Florida denials can be appealed within 10 days of the denial notice. Miss that window and you start over with a new application. The appeal requires filing a petition with the county clerk and scheduling a hearing, which typically adds 30–45 days to your timeline.
Illinois occupational license petitions go before a judge initially, so denials happen in court. If the judge denies your petition, you can refile after 30 days with additional documentation. Judges typically explain what was missing; if your business documentation was weak, bring client letters or CPA verification the second time.
Reapplication delays cost you work time. If your suspension starts Monday and your work permit is denied, you may be off the road for 4–8 weeks while you gather better documentation and reapply. Plan for the strongest possible application the first time.

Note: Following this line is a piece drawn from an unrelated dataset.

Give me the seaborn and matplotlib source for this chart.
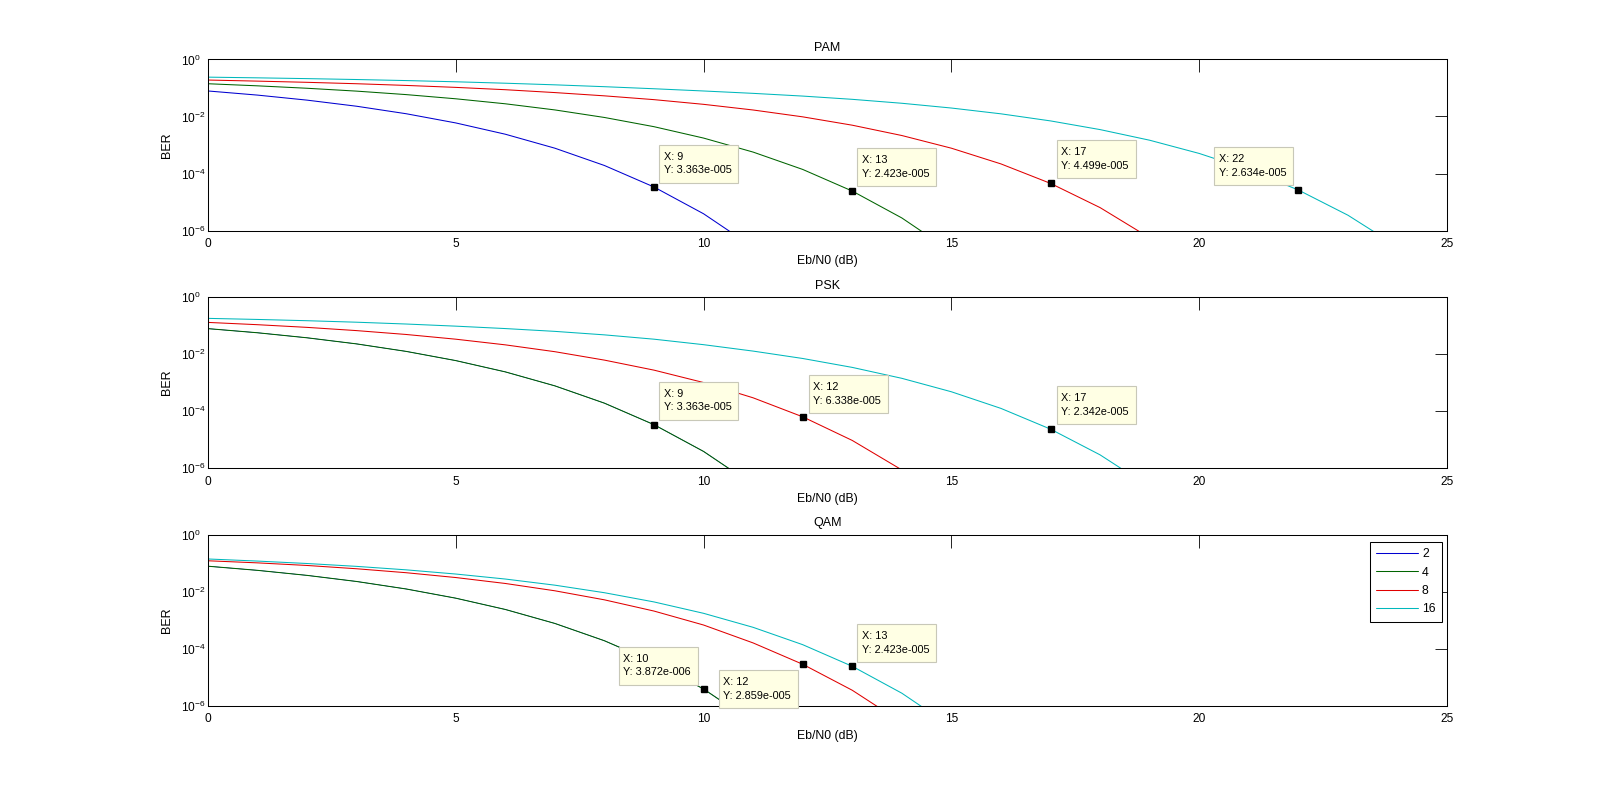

CDL Holders and the Commercial Driving Exclusion Problem
Self-employed CDL holders face a compounding problem. Most states issue work permits that explicitly prohibit commercial vehicle operation, even if your self-employment income comes entirely from commercial driving. You can drive your personal vehicle to a job site under your work permit, but you cannot operate the commercial vehicle once you arrive.
Texas occupational licenses prohibit CDL activity. If you're a self-employed truck driver, your work permit allows you to commute to your truck or drive your personal vehicle for business errands, but not to operate the commercial vehicle for hire. This makes the work permit useless for self-employed owner-operators.
Florida allows CDL holders to apply for a BPO license but excludes commercial vehicle operation from the approved purposes. The same restriction applies: personal driving only.
Illinois and most other states follow the same pattern. The federal CDL disqualification rules override state work permit provisions. If your underlying violation triggered a CDL disqualification (DUI, leaving the scene, serious traffic violations), no state-level work permit restores your commercial driving privilege.
Self-employed drivers whose income depends on CDL work typically cannot use work permits to preserve their business. The pathway in those cases is full license reinstatement after the suspension period ends, not hardship relief during the suspension.